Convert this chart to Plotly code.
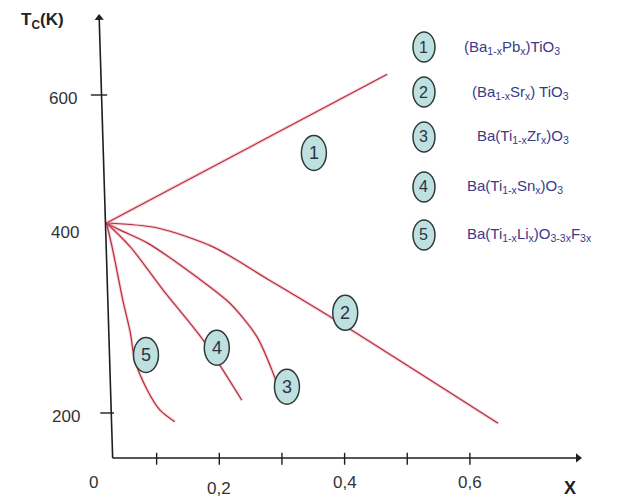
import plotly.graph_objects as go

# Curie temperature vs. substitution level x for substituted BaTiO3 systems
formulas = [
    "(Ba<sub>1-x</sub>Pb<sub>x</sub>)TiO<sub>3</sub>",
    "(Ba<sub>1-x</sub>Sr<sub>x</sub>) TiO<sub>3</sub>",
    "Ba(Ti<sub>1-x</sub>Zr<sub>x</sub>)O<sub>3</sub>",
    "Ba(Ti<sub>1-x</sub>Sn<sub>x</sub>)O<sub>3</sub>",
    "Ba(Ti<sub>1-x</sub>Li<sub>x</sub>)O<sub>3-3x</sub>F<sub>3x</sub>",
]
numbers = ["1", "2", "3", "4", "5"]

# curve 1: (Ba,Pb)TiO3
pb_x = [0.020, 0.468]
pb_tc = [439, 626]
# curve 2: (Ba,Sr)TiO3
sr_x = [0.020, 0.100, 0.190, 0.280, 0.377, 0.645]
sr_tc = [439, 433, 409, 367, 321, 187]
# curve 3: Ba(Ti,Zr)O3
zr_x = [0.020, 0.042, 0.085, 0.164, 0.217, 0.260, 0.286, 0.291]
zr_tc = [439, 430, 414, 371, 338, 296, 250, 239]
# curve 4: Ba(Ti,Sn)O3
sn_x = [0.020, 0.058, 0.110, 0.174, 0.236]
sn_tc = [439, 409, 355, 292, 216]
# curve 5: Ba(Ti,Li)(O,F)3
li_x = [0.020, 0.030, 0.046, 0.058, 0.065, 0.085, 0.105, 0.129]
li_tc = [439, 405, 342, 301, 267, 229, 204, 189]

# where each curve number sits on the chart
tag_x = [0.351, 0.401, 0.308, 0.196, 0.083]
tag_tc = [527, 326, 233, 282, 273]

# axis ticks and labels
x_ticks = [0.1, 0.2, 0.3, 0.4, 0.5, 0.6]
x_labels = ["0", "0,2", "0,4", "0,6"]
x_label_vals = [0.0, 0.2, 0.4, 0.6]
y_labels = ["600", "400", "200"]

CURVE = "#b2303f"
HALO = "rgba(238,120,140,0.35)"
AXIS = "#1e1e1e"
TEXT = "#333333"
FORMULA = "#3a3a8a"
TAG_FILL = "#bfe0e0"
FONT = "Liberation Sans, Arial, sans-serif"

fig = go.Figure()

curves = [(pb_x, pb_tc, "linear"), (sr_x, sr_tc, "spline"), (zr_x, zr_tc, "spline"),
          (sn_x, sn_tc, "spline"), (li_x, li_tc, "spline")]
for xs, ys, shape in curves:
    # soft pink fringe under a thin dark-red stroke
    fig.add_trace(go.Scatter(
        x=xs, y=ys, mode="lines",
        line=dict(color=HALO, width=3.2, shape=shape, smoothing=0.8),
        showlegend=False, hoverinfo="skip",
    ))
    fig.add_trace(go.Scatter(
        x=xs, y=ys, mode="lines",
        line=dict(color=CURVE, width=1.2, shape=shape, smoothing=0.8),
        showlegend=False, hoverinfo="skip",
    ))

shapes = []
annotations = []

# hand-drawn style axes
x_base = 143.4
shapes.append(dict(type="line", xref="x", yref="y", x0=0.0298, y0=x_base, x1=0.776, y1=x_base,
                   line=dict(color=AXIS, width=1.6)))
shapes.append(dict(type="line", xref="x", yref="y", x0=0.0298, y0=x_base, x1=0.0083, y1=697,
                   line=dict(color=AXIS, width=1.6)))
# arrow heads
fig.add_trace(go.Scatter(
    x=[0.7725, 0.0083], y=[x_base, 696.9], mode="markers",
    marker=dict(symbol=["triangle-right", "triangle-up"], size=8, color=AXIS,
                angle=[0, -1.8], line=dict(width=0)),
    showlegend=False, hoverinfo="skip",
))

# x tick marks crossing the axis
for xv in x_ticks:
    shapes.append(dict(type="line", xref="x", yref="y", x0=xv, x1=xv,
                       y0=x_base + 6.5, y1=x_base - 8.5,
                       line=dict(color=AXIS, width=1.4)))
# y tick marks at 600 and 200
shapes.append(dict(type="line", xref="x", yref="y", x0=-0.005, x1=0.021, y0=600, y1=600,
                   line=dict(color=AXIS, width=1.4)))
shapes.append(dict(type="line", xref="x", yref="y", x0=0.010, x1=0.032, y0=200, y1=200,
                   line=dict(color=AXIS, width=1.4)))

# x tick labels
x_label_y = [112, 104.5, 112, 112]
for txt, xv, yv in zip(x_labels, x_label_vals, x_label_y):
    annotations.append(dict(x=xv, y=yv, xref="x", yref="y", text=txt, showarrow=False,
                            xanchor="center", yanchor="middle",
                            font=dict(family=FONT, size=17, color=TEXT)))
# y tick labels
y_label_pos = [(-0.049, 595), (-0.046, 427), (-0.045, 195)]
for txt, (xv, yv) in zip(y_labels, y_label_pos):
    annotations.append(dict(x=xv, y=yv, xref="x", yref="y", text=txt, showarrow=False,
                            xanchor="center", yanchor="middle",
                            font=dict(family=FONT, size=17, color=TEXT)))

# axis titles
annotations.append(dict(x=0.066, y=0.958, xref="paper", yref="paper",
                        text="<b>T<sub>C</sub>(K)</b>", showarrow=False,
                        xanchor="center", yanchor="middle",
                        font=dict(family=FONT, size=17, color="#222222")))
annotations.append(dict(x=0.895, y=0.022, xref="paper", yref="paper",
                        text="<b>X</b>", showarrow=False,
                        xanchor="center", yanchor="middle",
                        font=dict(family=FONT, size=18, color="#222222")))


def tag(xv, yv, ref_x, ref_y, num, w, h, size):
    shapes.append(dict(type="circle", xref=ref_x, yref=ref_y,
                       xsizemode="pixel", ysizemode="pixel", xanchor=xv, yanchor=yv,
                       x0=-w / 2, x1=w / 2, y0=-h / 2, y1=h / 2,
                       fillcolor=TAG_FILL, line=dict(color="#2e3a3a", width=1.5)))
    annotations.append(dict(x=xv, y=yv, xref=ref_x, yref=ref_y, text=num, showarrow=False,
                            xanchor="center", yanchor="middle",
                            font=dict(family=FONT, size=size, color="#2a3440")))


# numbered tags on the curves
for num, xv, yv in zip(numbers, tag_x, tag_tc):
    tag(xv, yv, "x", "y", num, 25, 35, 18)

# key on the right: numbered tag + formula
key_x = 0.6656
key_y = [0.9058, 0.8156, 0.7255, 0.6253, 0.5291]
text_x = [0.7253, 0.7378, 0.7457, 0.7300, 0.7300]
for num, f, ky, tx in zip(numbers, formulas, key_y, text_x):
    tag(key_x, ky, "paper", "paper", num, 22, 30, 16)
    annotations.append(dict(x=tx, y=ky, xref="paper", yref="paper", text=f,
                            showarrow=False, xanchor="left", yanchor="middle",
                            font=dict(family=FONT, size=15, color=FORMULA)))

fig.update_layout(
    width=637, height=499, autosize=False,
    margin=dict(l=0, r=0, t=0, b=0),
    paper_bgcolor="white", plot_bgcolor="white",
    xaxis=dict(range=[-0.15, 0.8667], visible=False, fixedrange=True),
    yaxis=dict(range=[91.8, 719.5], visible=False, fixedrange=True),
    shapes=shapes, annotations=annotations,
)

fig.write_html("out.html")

* _WHAT IS REQUIRED_: Omitting all images, print the listing exactly.

* _OUTPUT OF THE EXERCISE_:
Convert this chart to Plotly code.
import plotly.graph_objects as go

# Curie temperature vs. substitution level x for substituted BaTiO3 systems
formulas = [
    "(Ba<sub>1-x</sub>Pb<sub>x</sub>)TiO<sub>3</sub>",
    "(Ba<sub>1-x</sub>Sr<sub>x</sub>) TiO<sub>3</sub>",
    "Ba(Ti<sub>1-x</sub>Zr<sub>x</sub>)O<sub>3</sub>",
    "Ba(Ti<sub>1-x</sub>Sn<sub>x</sub>)O<sub>3</sub>",
    "Ba(Ti<sub>1-x</sub>Li<sub>x</sub>)O<sub>3-3x</sub>F<sub>3x</sub>",
]
numbers = ["1", "2", "3", "4", "5"]

# curve 1: (Ba,Pb)TiO3
pb_x = [0.020, 0.468]
pb_tc = [439, 626]
# curve 2: (Ba,Sr)TiO3
sr_x = [0.020, 0.100, 0.190, 0.280, 0.377, 0.645]
sr_tc = [439, 433, 409, 367, 321, 187]
# curve 3: Ba(Ti,Zr)O3
zr_x = [0.020, 0.042, 0.085, 0.164, 0.217, 0.260, 0.286, 0.291]
zr_tc = [439, 430, 414, 371, 338, 296, 250, 239]
# curve 4: Ba(Ti,Sn)O3
sn_x = [0.020, 0.058, 0.110, 0.174, 0.236]
sn_tc = [439, 409, 355, 292, 216]
# curve 5: Ba(Ti,Li)(O,F)3
li_x = [0.020, 0.030, 0.046, 0.058, 0.065, 0.085, 0.105, 0.129]
li_tc = [439, 405, 342, 301, 267, 229, 204, 189]

# where each curve number sits on the chart
tag_x = [0.351, 0.401, 0.308, 0.196, 0.083]
tag_tc = [527, 326, 233, 282, 273]

# axis ticks and labels
x_ticks = [0.1, 0.2, 0.3, 0.4, 0.5, 0.6]
x_labels = ["0", "0,2", "0,4", "0,6"]
x_label_vals = [0.0, 0.2, 0.4, 0.6]
y_labels = ["600", "400", "200"]

CURVE = "#b2303f"
HALO = "rgba(238,120,140,0.35)"
AXIS = "#1e1e1e"
TEXT = "#333333"
FORMULA = "#3a3a8a"
TAG_FILL = "#bfe0e0"
FONT = "Liberation Sans, Arial, sans-serif"

fig = go.Figure()

curves = [(pb_x, pb_tc, "linear"), (sr_x, sr_tc, "spline"), (zr_x, zr_tc, "spline"),
          (sn_x, sn_tc, "spline"), (li_x, li_tc, "spline")]
for xs, ys, shape in curves:
    # soft pink fringe under a thin dark-red stroke
    fig.add_trace(go.Scatter(
        x=xs, y=ys, mode="lines",
        line=dict(color=HALO, width=3.2, shape=shape, smoothing=0.8),
        showlegend=False, hoverinfo="skip",
    ))
    fig.add_trace(go.Scatter(
        x=xs, y=ys, mode="lines",
        line=dict(color=CURVE, width=1.2, shape=shape, smoothing=0.8),
        showlegend=False, hoverinfo="skip",
    ))

shapes = []
annotations = []

# hand-drawn style axes
x_base = 143.4
shapes.append(dict(type="line", xref="x", yref="y", x0=0.0298, y0=x_base, x1=0.776, y1=x_base,
                   line=dict(color=AXIS, width=1.6)))
shapes.append(dict(type="line", xref="x", yref="y", x0=0.0298, y0=x_base, x1=0.0083, y1=697,
                   line=dict(color=AXIS, width=1.6)))
# arrow heads
fig.add_trace(go.Scatter(
    x=[0.7725, 0.0083], y=[x_base, 696.9], mode="markers",
    marker=dict(symbol=["triangle-right", "triangle-up"], size=8, color=AXIS,
                angle=[0, -1.8], line=dict(width=0)),
    showlegend=False, hoverinfo="skip",
))

# x tick marks crossing the axis
for xv in x_ticks:
    shapes.append(dict(type="line", xref="x", yref="y", x0=xv, x1=xv,
                       y0=x_base + 6.5, y1=x_base - 8.5,
                       line=dict(color=AXIS, width=1.4)))
# y tick marks at 600 and 200
shapes.append(dict(type="line", xref="x", yref="y", x0=-0.005, x1=0.021, y0=600, y1=600,
                   line=dict(color=AXIS, width=1.4)))
shapes.append(dict(type="line", xref="x", yref="y", x0=0.010, x1=0.032, y0=200, y1=200,
                   line=dict(color=AXIS, width=1.4)))

# x tick labels
x_label_y = [112, 104.5, 112, 112]
for txt, xv, yv in zip(x_labels, x_label_vals, x_label_y):
    annotations.append(dict(x=xv, y=yv, xref="x", yref="y", text=txt, showarrow=False,
                            xanchor="center", yanchor="middle",
                            font=dict(family=FONT, size=17, color=TEXT)))
# y tick labels
y_label_pos = [(-0.049, 595), (-0.046, 427), (-0.045, 195)]
for txt, (xv, yv) in zip(y_labels, y_label_pos):
    annotations.append(dict(x=xv, y=yv, xref="x", yref="y", text=txt, showarrow=False,
                            xanchor="center", yanchor="middle",
                            font=dict(family=FONT, size=17, color=TEXT)))

# axis titles
annotations.append(dict(x=0.066, y=0.958, xref="paper", yref="paper",
                        text="<b>T<sub>C</sub>(K)</b>", showarrow=False,
                        xanchor="center", yanchor="middle",
                        font=dict(family=FONT, size=17, color="#222222")))
annotations.append(dict(x=0.895, y=0.022, xref="paper", yref="paper",
                        text="<b>X</b>", showarrow=False,
                        xanchor="center", yanchor="middle",
                        font=dict(family=FONT, size=18, color="#222222")))


def tag(xv, yv, ref_x, ref_y, num, w, h, size):
    shapes.append(dict(type="circle", xref=ref_x, yref=ref_y,
                       xsizemode="pixel", ysizemode="pixel", xanchor=xv, yanchor=yv,
                       x0=-w / 2, x1=w / 2, y0=-h / 2, y1=h / 2,
                       fillcolor=TAG_FILL, line=dict(color="#2e3a3a", width=1.5)))
    annotations.append(dict(x=xv, y=yv, xref=ref_x, yref=ref_y, text=num, showarrow=False,
                            xanchor="center", yanchor="middle",
                            font=dict(family=FONT, size=size, color="#2a3440")))


# numbered tags on the curves
for num, xv, yv in zip(numbers, tag_x, tag_tc):
    tag(xv, yv, "x", "y", num, 25, 35, 18)

# key on the right: numbered tag + formula
key_x = 0.6656
key_y = [0.9058, 0.8156, 0.7255, 0.6253, 0.5291]
text_x = [0.7253, 0.7378, 0.7457, 0.7300, 0.7300]
for num, f, ky, tx in zip(numbers, formulas, key_y, text_x):
    tag(key_x, ky, "paper", "paper", num, 22, 30, 16)
    annotations.append(dict(x=tx, y=ky, xref="paper", yref="paper", text=f,
                            showarrow=False, xanchor="left", yanchor="middle",
                            font=dict(family=FONT, size=15, color=FORMULA)))

fig.update_layout(
    width=637, height=499, autosize=False,
    margin=dict(l=0, r=0, t=0, b=0),
    paper_bgcolor="white", plot_bgcolor="white",
    xaxis=dict(range=[-0.15, 0.8667], visible=False, fixedrange=True),
    yaxis=dict(range=[91.8, 719.5], visible=False, fixedrange=True),
    shapes=shapes, annotations=annotations,
)

fig.write_html("out.html")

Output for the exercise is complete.